Here, when we specify .name_repair = "universal"
, add_column() changes the column names to make them distinct.
df %>% add_column(x=-2:2, .name_repair = "universal")
add_column() warns us that it is changing the column names.
## New names: ## * x -> x...1 ## * x -> x...3
Now, we can see that the first column with name “x” is called “x..1” and the recent one we added is named “x..3”.
## # A tibble: 5 x 3 ## x...1 y x...3 ## <int> <int> <int> ## 1 1 5 -2 ## 2 2 4 -1 ## 3 3 3 0 ## 4 4 2 1 ## 5 5 1 2
7. Dealing with more/less observations in the new column
Another useful functionality of add_column() is that it guards us against adding a new column whose length differs from the number of rows of the dataframe.

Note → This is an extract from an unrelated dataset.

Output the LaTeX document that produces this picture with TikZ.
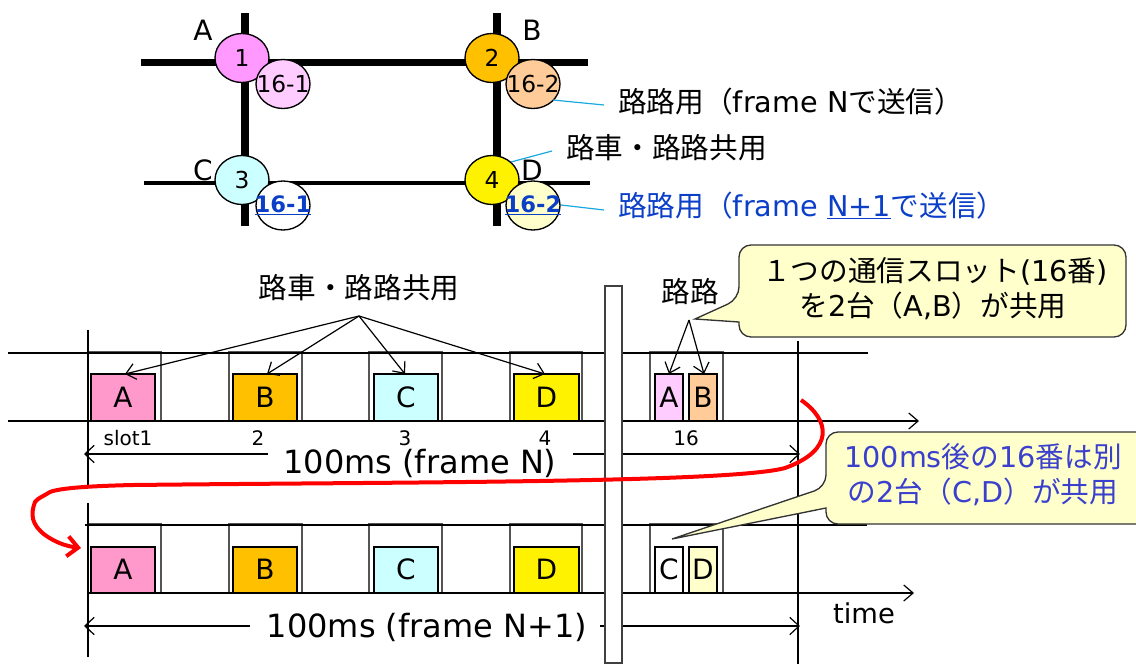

For example, when we try to add a column with 6 elements to a dataframe with 5 rows
df %>% add_column(z=-2:3)
We get an error telling us
Error: New columns must be compatible with `.data`. x New column has 6 rows. ? `.data` has 5 rows. Run `rlang::last_error()` to see where the error occurred.
Also, we will get a similar error if we try to add a column with fewer elements than the number of rows of dataframe.